Lima debió la primera capital de la región que se volcó en los nuevos panes de masa madre, de manos de El Pan de la Chola. El turismo gastronómico de la época lo tenía entre sus objetivos básicos. en un acontecimiento. De repente, la masa madre se convirtió en religión y los centros de culto se multiplicaron. Las nuevas panaderías prosperan en Lima, multiplicándose al mismo ritmo que los cafés de especialidad. Idéntico proceso se vive en todas las capitales latinoamericanas. Países que vivían ajenos al pan se han lanzado a la nueva religión con el fundamentalismo del nuevo converso; proclamas de pureza y autenticidad incluidas. En pocos años, el pan pasó de ser el emblema de una secta marginal a estar en el centro de una nueva ceremonia que entroniza, como ya sucedió en Europa, conceptos tan reales y al mismo tiempo tan equívocos como las masa madre, el pan artesano o el pan de leña.

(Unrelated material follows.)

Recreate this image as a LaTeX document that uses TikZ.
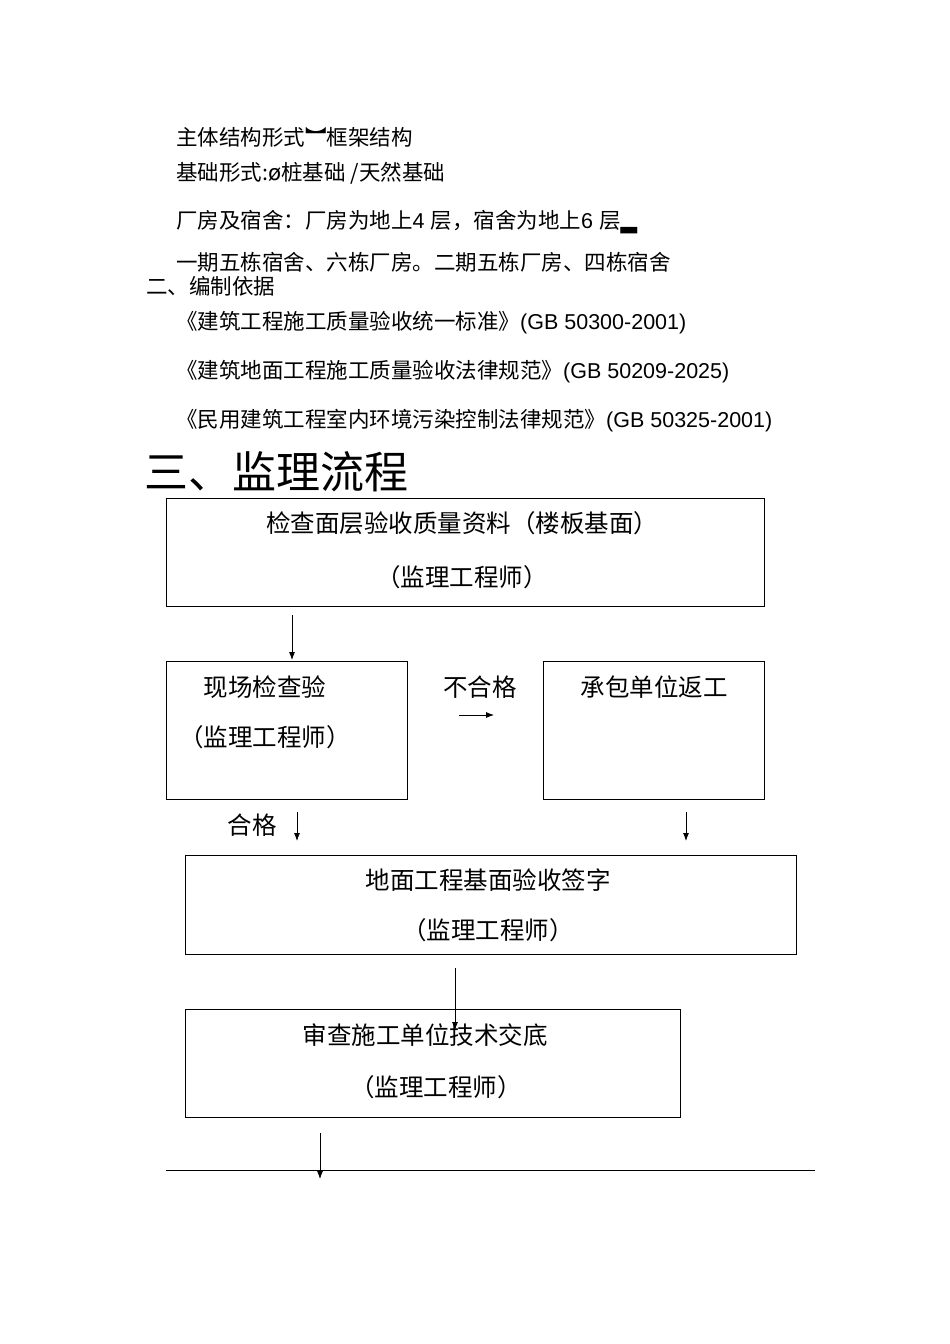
\documentclass[tikz,border=0pt]{standalone}
\usepackage{fontspec}
\setmainfont{Liberation Sans}
\newfontfamily\cjk{Noto Sans CJK SC}
\newfontfamily\dv{DejaVu Sans}
\usetikzlibrary{arrows.meta}
\begin{document}
\begin{tikzpicture}[x=1pt,y=-1pt,
  box/.style={draw,line width=0.8pt},
  arr/.style={-{Latex[length=8pt,width=6pt]},line width=0.8pt},
  t/.style={anchor=west,inner sep=0pt,font=\cjk\fontsize{21.5}{22}\selectfont},
  bt/.style={inner sep=0pt,font=\cjk\fontsize{24.5}{25}\selectfont}]
\useasboundingbox[fill=white] (0,0) rectangle (950,1344);
\node[t] (l1) at (176,137) {主体结构形式︼框架结构};
\node[t] (l2) at (176,173) {基础形式:{\dv ø}桩基础 /天然基础};
\node[t] (l3) at (176,222) {厂房及宿舍：厂房为地上{\fontspec{Liberation Sans} 4 }层，宿舍为地上{\fontspec{Liberation Sans} 6 }层{\dv ▂}};
\node[t] (l4) at (176,262) {一期五栋宿舍、六栋厂房。二期五栋厂房、四栋宿舍};
\node[t] (l5) at (146,286) {二、编制依据};
\node[t] (r1) at (176,323) {《建筑工程施工质量验收统一标准》{\fontspec{Liberation Sans}(GB 50300-2001)}};
\node[t] (r2) at (176,372) {《建筑地面工程施工质量验收法律规范》{\fontspec{Liberation Sans}(GB 50209-2025)}};
\node[t] (r3) at (176,421) {《民用建筑工程室内环境污染控制法律规范》{\fontspec{Liberation Sans}(GB 50325-2001)}};
\node[anchor=west,inner sep=0pt,font=\cjk\fontsize{44}{44}\selectfont] (title) at (144,472) {三、监理流程};

\draw[box] (166,498) rectangle (764,606);
\node[bt] (b1a) at (462,523) {检查面层验收质量资料（楼板基面）};
\node[bt] (b1b) at (462,577) {（监理工程师）};
\draw[box] (166,661) rectangle (407,799);
\node[bt] (b2a) at (265,687) {现场检查验};
\node[bt] (b2b) at (265,737) {（监理工程师）};
\draw[box] (543,661) rectangle (764,799);
\node[bt] (b3a) at (654,687) {承包单位返工};
\node[bt] (ng) at (480,687) {不合格};
\node[bt] (ok) at (252,825) {合格};
\draw[box] (185,855) rectangle (796,954);
\node[bt] (b4a) at (488,880) {地面工程基面验收签字};
\node[bt] (b4b) at (488,930) {（监理工程师）};
\draw[box] (185,1009) rectangle (680,1117);
\node[bt] (b5a) at (425,1035) {审查施工单位技术交底};
\node[bt] (b5b) at (436,1087) {（监理工程师）};

\coordinate (a1s) at (292,615); \coordinate (a1e) at (292,660);
\draw[arr] (a1s) -- (a1e);
\coordinate (a2s) at (459,715); \coordinate (a2e) at (494,715);
\draw[arr] (a2s) -- (a2e);
\coordinate (a3s) at (297,812); \coordinate (a3e) at (297,841);
\draw[arr] (a3s) -- (a3e);
\coordinate (a4s) at (686,812); \coordinate (a4e) at (686,841);
\draw[arr] (a4s) -- (a4e);
\coordinate (a5s) at (455,968); \coordinate (a5e) at (455,1030);
\draw[arr] (a5s) -- (a5e);
\coordinate (a6s) at (320,1133); \coordinate (a6e) at (320,1179);
\draw[arr] (a6s) -- (a6e);
\coordinate (h1) at (166,1170); \coordinate (h2) at (815,1170);
\draw[line width=0.8pt] (h1) -- (h2);
\end{tikzpicture}
\end{document}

El advenimiento excluye prácticamente los panes blancos y ha multiplicado los panes ácidos, a veces extremadamente ácidos, las masas abizcochadas, las texturas planas y pastosas… el pan que no proporciona casi nada de lo que solía aportar el pan. Visito un obrador recién abierto en Miraflores, cerca de casa. Se han apuntado a todo, acidez marcada, formas cuadradas, como de pan de molde, con una corteza tan leve que parece no estar y texturas casi de brioche. Otra oportunidad fallida. Tampoco estos piensan en hacer buen pan blanco. Siempre nos queda La P’tite France en Surquillo.